Why am I wasting precious time rebuilding a perfectly working lab?

Because it wasn’t actually a “perfectly working lab.” I forget whether I was rebuilding a server for the n-th time, or just troubleshooting and restarting a crashed service for the n-th time, but I realized that my lab was taking a lot of my time with tasks that were pure maintenance.

I have somehow managed to acquire a life, so I don’t have a lot of spare time anymore. I still want to have the lab, and I still want to do the stuff it enables me to do. But, given the existence of this new “life,” I wanted to actually do new things with the lab rather than spend the little time I had doing maintenance on it. That meant I was looking for a way to make the lab need as little maintenance as possible, maximizing the time I could spend doing stuff with it.

The way it used to be

My first iteration of the lab looked like it came from a yard sale. It consistend of 6 half-height desktop machines that I’d bought from Woot for about $40 each, and 2 Google Search servers. The desktop machines ran the tasks, and the Google search boxes ran a minimally-redundant ElasticSearch cluster.
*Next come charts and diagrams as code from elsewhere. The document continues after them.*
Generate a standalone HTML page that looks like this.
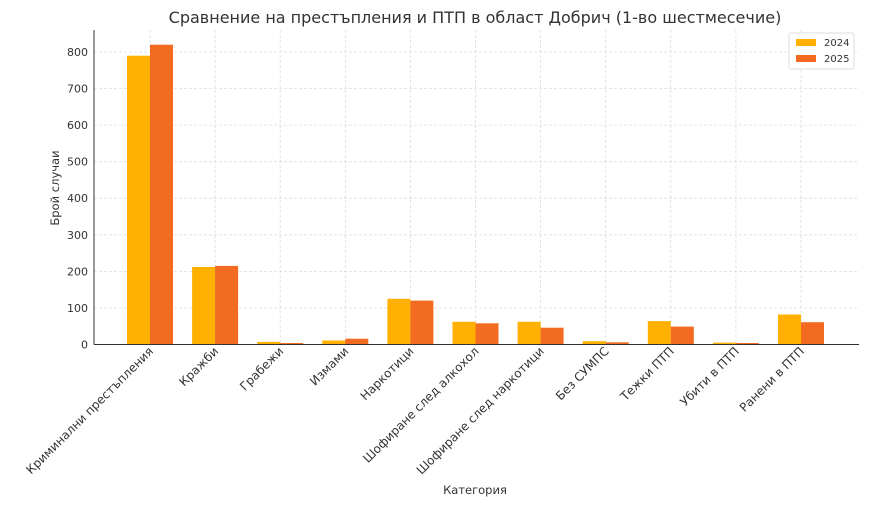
<!DOCTYPE html>
<html><head><meta charset="utf-8"><style>body{margin:0;background:#fff}svg{display:block;font-family:"DejaVu Sans","Liberation Sans",sans-serif}</style></head><body>
<svg width="870" height="508" viewBox="0 0 870 508">
<g stroke="#ddd" stroke-width="0.8" stroke-dasharray="3,2">
<line x1="94" x2="859" y1="52" y2="52"/><line x1="94" x2="859" y1="88.6" y2="88.6"/><line x1="94" x2="859" y1="125.1" y2="125.1"/><line x1="94" x2="859" y1="161.7" y2="161.7"/><line x1="94" x2="859" y1="198.2" y2="198.2"/><line x1="94" x2="859" y1="234.8" y2="234.8"/><line x1="94" x2="859" y1="271.4" y2="271.4"/><line x1="94" x2="859" y1="307.9" y2="307.9"/>
<line x1="150" x2="150" y1="30" y2="344"/><line x1="215.1" x2="215.1" y1="30" y2="344"/><line x1="280.2" x2="280.2" y1="30" y2="344"/><line x1="345.3" x2="345.3" y1="30" y2="344"/><line x1="410.4" x2="410.4" y1="30" y2="344"/><line x1="475.5" x2="475.5" y1="30" y2="344"/><line x1="540.6" x2="540.6" y1="30" y2="344"/><line x1="605.7" x2="605.7" y1="30" y2="344"/><line x1="670.8" x2="670.8" y1="30" y2="344"/><line x1="735.9" x2="735.9" y1="30" y2="344"/><line x1="801" x2="801" y1="30" y2="344"/>
</g>
<g fill="#FFB000">
<rect x="127" y="55.7" width="23" height="288.8"/>
<rect x="192.1" y="267" width="23" height="77.5"/>
<rect x="257.2" y="341.9" width="23" height="2.6"/>
<rect x="322.3" y="340.5" width="23" height="4"/>
<rect x="387.4" y="298.8" width="23" height="45.7"/>
<rect x="452.5" y="321.8" width="23" height="22.7"/>
<rect x="517.6" y="321.8" width="23" height="22.7"/>
<rect x="582.7" y="341.2" width="23" height="3.3"/>
<rect x="647.8" y="321.1" width="23" height="23.4"/>
<rect x="712.9" y="342.7" width="23" height="1.8"/>
<rect x="778" y="314.5" width="23" height="30"/>
</g>
<g fill="#F26B21">
<rect x="150" y="44.7" width="23" height="299.8"/>
<rect x="215.1" y="265.9" width="23" height="78.6"/>
<rect x="280.2" y="343" width="23" height="1.5"/>
<rect x="345.3" y="338.7" width="23" height="5.8"/>
<rect x="410.4" y="300.6" width="23" height="43.9"/>
<rect x="475.5" y="323.3" width="23" height="21.2"/>
<rect x="540.6" y="327.7" width="23" height="16.8"/>
<rect x="605.7" y="342.3" width="23" height="2.2"/>
<rect x="670.8" y="326.6" width="23" height="17.9"/>
<rect x="735.9" y="343" width="23" height="1.5"/>
<rect x="801" y="322.2" width="23" height="22.3"/>
</g>
<line x1="94" x2="94" y1="30" y2="344.5" stroke="#333" stroke-width="1"/>
<line x1="94" x2="859" y1="344.5" y2="344.5" stroke="#333" stroke-width="1"/>
<g font-size="11" fill="#333" text-anchor="end">
<text x="88" y="56">800</text><text x="88" y="92.6">700</text><text x="88" y="129.1">600</text><text x="88" y="165.7">500</text><text x="88" y="202.2">400</text><text x="88" y="238.8">300</text><text x="88" y="275.4">200</text><text x="88" y="311.9">100</text><text x="88" y="348.5">0</text>
</g>
<g font-size="12" fill="#333" text-anchor="end">
<text transform="translate(154,352) rotate(-45)">Криминални престъпления</text>
<text transform="translate(219.1,352) rotate(-45)">Кражби</text>
<text transform="translate(284.2,352) rotate(-45)">Грабежи</text>
<text transform="translate(349.3,352) rotate(-45)">Измами</text>
<text transform="translate(414.4,352) rotate(-45)">Наркотици</text>
<text transform="translate(479.5,352) rotate(-45)">Шофиране след алкохол</text>
<text transform="translate(544.6,352) rotate(-45)">Шофиране след наркотици</text>
<text transform="translate(609.7,352) rotate(-45)">Без СУМПС</text>
<text transform="translate(674.8,352) rotate(-45)">Тежки ПТП</text>
<text transform="translate(739.9,352) rotate(-45)">Убити в ПТП</text>
<text transform="translate(805,352) rotate(-45)">Ранени в ПТП</text>
</g>
<text x="475" y="23" font-size="16" fill="#333" text-anchor="middle">Сравнение на престъпления и ПТП в област Добрич (1-во шестмесечие)</text>
<text x="475" y="494" font-size="11.5" fill="#333" text-anchor="middle">Категория</text>
<text transform="translate(59,188) rotate(-90)" font-size="11.5" fill="#333" text-anchor="middle">Брой случаи</text>
<rect x="789" y="33" width="65" height="36" fill="#fff" stroke="#ddd" rx="2"/>
<rect x="796" y="39" width="20" height="7" fill="#FFB000"/><text x="824" y="46" font-size="10" fill="#333">2024</text>
<rect x="796" y="55" width="20" height="7" fill="#F26B21"/><text x="824" y="62" font-size="10" fill="#333">2025</text>
</svg>
</body></html>
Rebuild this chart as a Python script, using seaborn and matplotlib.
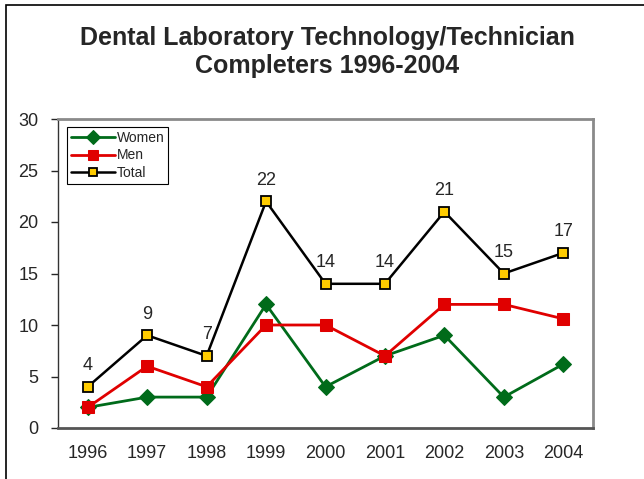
import numpy as np
import pandas as pd
import matplotlib
matplotlib.use("Agg")
import matplotlib.pyplot as plt
import seaborn as sns
from matplotlib.patches import Rectangle

# Chart data
years = [1996, 1997, 1998, 1999, 2000, 2001, 2002, 2003, 2004]
women = [2, 3, 3, 12, 4, 7, 9, 3, 6.2]
men = [2, 6, 4, 10, 10, 7, 12, 12, 10.6]
total = [4, 9, 7, 22, 14, 14, 21, 15, 17]
total_labels = ["4", "9", "7", "22", "14", "14", "21", "15", "17"]

sns.set_style("white")
plt.rcParams["font.family"] = ["Liberation Sans", "DejaVu Sans"]

df = pd.DataFrame({"year": years, "Women": women, "Men": men, "Total": total})

fig = plt.figure(figsize=(6.44, 4.79), dpi=100)
ax = fig.add_axes([58 / 644, 1 - 428 / 479, (593 - 58) / 644, (428 - 119) / 479])

# outer frame (only left/top visible in the crop)
fig.patches.append(Rectangle((6 / 644, -0.1), 1.2, 1 - 5 / 479 + 0.1,
                             transform=fig.transFigure, fill=False,
                             edgecolor="black", linewidth=1.2))

sns.lineplot(data=df, x="year", y="Women", ax=ax, color="#006b1a", linewidth=2,
             marker="D", markersize=8, markeredgecolor="#006b1a", label="Women")
sns.lineplot(data=df, x="year", y="Men", ax=ax, color="#e00000", linewidth=2,
             marker="s", markersize=8.5, markeredgecolor="#e00000", label="Men")
sns.lineplot(data=df, x="year", y="Total", ax=ax, color="black", linewidth=1.8,
             marker="s", markersize=7.5, markerfacecolor="#ffcc00",
             markeredgecolor="black", markeredgewidth=1.3, label="Total")

for x, y, t in zip(years, total, total_labels):
    ax.annotate(t, (x, y), xytext=(0, 9), textcoords="offset points",
                ha="center", va="bottom", fontsize=13)

ax.set_xlim(1995.5, 2004.5)
ax.set_ylim(0, 30)
ax.set_xticks(years)
ax.set_xticklabels([str(y) for y in years])
ax.set_yticks(range(0, 31, 5))
ax.set_xlabel("")
ax.set_ylabel("")
ax.tick_params(axis="x", length=0, labelsize=13, pad=12)
ax.tick_params(axis="y", length=5, width=1, direction="out", labelsize=13, pad=9, left=True)

for s in ["top", "right"]:
    ax.spines[s].set_color("#8a8a8a")
    ax.spines[s].set_linewidth(2)
ax.spines["left"].set_color("#333333")
ax.spines["left"].set_linewidth(1)
ax.spines["bottom"].set_color("#555555")
ax.spines["bottom"].set_linewidth(2)

leg = ax.legend(loc="upper left", bbox_to_anchor=(0.016, 0.975), fontsize=10,
                frameon=True, fancybox=False, framealpha=1, borderpad=0.3,
                labelspacing=0.25, handlelength=3.2, handletextpad=0.1,
                borderaxespad=0, markerscale=0.85)
leg.get_frame().set_edgecolor("black")
leg.get_frame().set_linewidth(0.8)

fig.text(327 / 644, 1 - 52 / 479, "Dental Laboratory Technology/Technician\nCompleters 1996-2004",
         ha="center", va="center", fontsize=18, fontweight="bold", linespacing=1.2)

fig.savefig("out.png", dpi=100)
This worked in the short term, but hard drives kept filling, and the occasional catastrophic drive failure convinced me that I couldn’t count on any of the servers (big or small) for storage of data.

More storage, more problems

To get over the local limitations, I added a Drobo NAS to store all the data my little experiments collected.

Adding the NAS was the right thing to do, but it exposed a race condition. My house has regular short power outages, because the local power company is run by jerks (f&*k Pepco). When I’d lose power, my whole lab would, obviously, shut down. When power would come back up, the lab systems would come back up in their own order, but the Drobo would be one of the last things to come back. The problem is that the Linux desktop boxes were configured to mount the Drobo’s shares at boot, and since the Drobo wasn’t running when the servers booted, that mount would fail. Linux wouldn’t re-try that mount, it would just boot into a busted state.

This meant that every time I lost power (sometimes quite often…seriously, f%^k Pepco), I would have to go downstairs, re-mount the RAID on each server, then restart the services that wrote to the RAID, and migrate any data that got saved in the wrong place onto the RAID.

Add to that the occasional hardware failure on the small boxes, Ubuntu dist-upgrades failing every single time I tried, and I found I was spending a lot of time just running in place.

That sucked. So…rebuild time.